Pumper: What volume in trucked waste do you receive?

DiSantis: We average about 500,000 gallons per day, or about 15 million gallons a month, counting all three kinds of wastes. That’s about 180 million gallons a year.

Pumper: Did customers have input to the design of the receiving facility?

Lenton: We had a basic design, but we sought the haulers’ input. As we developed the project, we were constantly in contact with the haulers to get their ideas on what they wanted in the design, what their wish lists were, what would make their jobs easier. We even had one hauler who lent us one of his trucks and a driver to put the facility through the paces on a Sunday, before we finalized the design. We listened, and we couldn’t be happier with the finished product. And the haulers are singing the praises of it.

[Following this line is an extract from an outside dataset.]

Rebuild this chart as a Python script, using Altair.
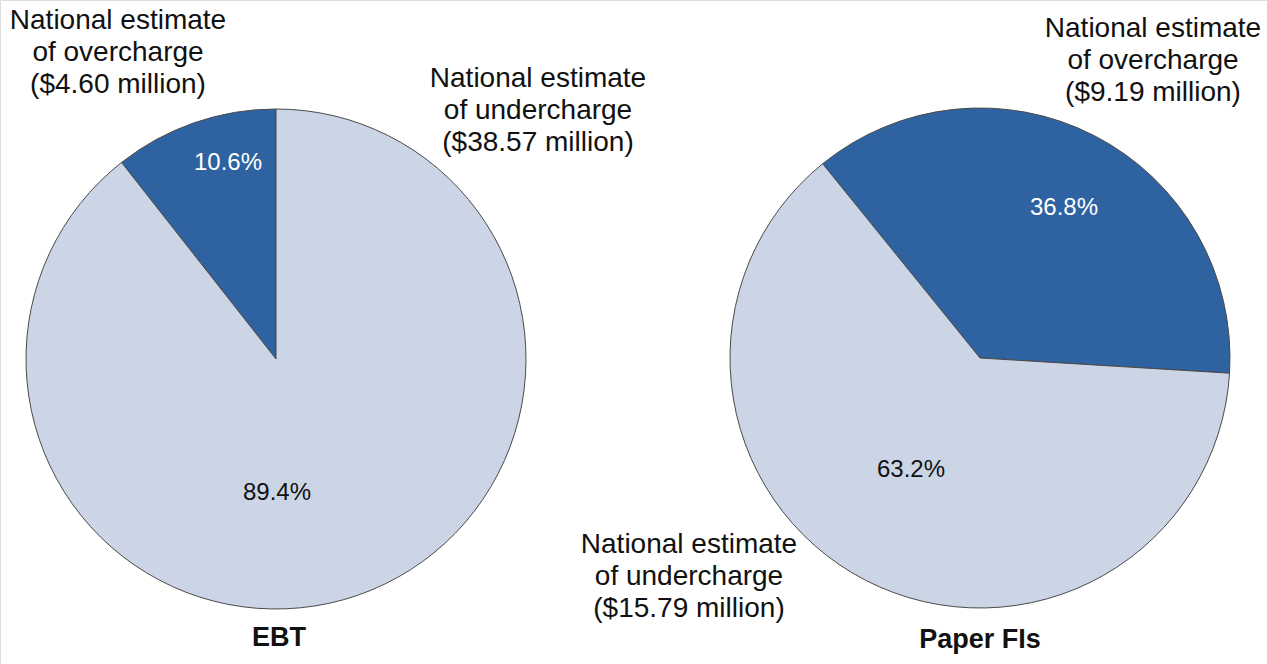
import altair as alt
import pandas as pd
import math

# ---- data ----
categories = ["overcharge", "undercharge"]
ebt_pct = [10.6, 89.4]
ebt_million = [4.60, 38.57]
paper_pct = [36.8, 63.2]
paper_million = [9.19, 15.79]
panel_titles = ["EBT", "Paper FIs"]

DARK = "#2F62A0"
LIGHT = "#CBD5E6"
FONT = "Liberation Sans"

ebt_df = pd.DataFrame({"cat": categories, "pct": ebt_pct,
                       "order": [2, 1]})
paper_df = pd.DataFrame({"cat": categories, "pct": paper_pct,
                         "order": [1, 2]})

color = alt.Color("cat:N", legend=None,
                  scale=alt.Scale(domain=categories, range=[DARK, LIGHT]))

R = 250
C1 = (276, 359)
C2 = (980, 358)

ebt_arc = alt.Chart(ebt_df).mark_arc(radius=R, stroke="#4a4a4a", strokeWidth=1).encode(
    theta=alt.Theta("pct:Q", stack=True,
                    scale=alt.Scale(range=[0, 2 * math.pi])),
    order=alt.Order("order:Q"),
    color=color,
    x=alt.value(C1[0]), y=alt.value(C1[1]),
)

start = math.radians(-39)
paper_arc = alt.Chart(paper_df).mark_arc(radius=R, stroke="#4a4a4a", strokeWidth=1).encode(
    theta=alt.Theta("pct:Q", stack=True,
                    scale=alt.Scale(range=[start, start + 2 * math.pi])),
    order=alt.Order("order:Q"),
    color=color,
    x=alt.value(C2[0]), y=alt.value(C2[1]),
)


def txt(text, x, y, size=28, fill="#111111", weight="normal"):
    return alt.Chart(pd.DataFrame({"a": [0]})).mark_text(
        font=FONT, fontSize=size, fill=fill, fontWeight=weight,
        align="center", baseline="middle", lineBreak="\n", lineHeight=32,
    ).encode(x=alt.value(x), y=alt.value(y), text=alt.value(text))


def callout(cat, amount):
    return f"National estimate\nof {cat}\n(${amount:.2f} million)"


layers = [
    ebt_arc, paper_arc,
    txt(callout(categories[0], ebt_million[0]), 118, 21),
    txt(callout(categories[1], ebt_million[1]), 538, 79),
    txt(callout(categories[0], paper_million[0]), 1153, 29),
    txt(callout(categories[1], paper_million[1]), 689, 545),
    txt(f"{ebt_pct[0]:.1f}%", 228, 163, size=24, fill="white"),
    txt(f"{ebt_pct[1]:.1f}%", 277, 493, size=24),
    txt(f"{paper_pct[0]:.1f}%", 1064, 208, size=24, fill="white"),
    txt(f"{paper_pct[1]:.1f}%", 911, 470, size=24),
    txt(panel_titles[0], 279, 638, size=27, weight="bold"),
    txt(panel_titles[1], 980, 640, size=27, weight="bold"),
]

chart = alt.layer(*layers).resolve_scale(theta="independent").properties(
    width=1267, height=664, padding=0,
    autosize=alt.AutoSizeParams(type="none"),
).configure_view(stroke=None).configure(background="white")

chart.save("out.html", embed_options={"renderer": "svg", "actions": False})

Pumper: How did you go about getting the haulers’ feedback?

Lenton: It was a combination of small group and individual discussions. The haulers pretty much come in on a daily basis, so we had formed good working relationships with them. They feel pretty free to give us their unbiased opinions about whether something is good or bad.

Pumper: What kind of outreach did you undertake to attract new customers and expand the business?

DiSantis: Our business team decided that we should be attending conferences, including the state and regional Water Environment Associations, the state Rural Water Associations and the Pennsylvania Septage Management Association. Some we attended once, some we attended a few times. That raised our profile and got people talking about us. 

Pumper: What steps do you take to sustain the business?

DiSantis: I can’t say enough about how important the relationships are. Many of the people on our team have built relationships with the customers, and that makes a difference.

Lenton: We hold hauler appreciation days, and we have a dinner once a year for the principals. That way they can meet all the people on the team and put faces with the names. We do things like that to keep the relationships fresh and on a social as well as professional basis. Customers seem to like that.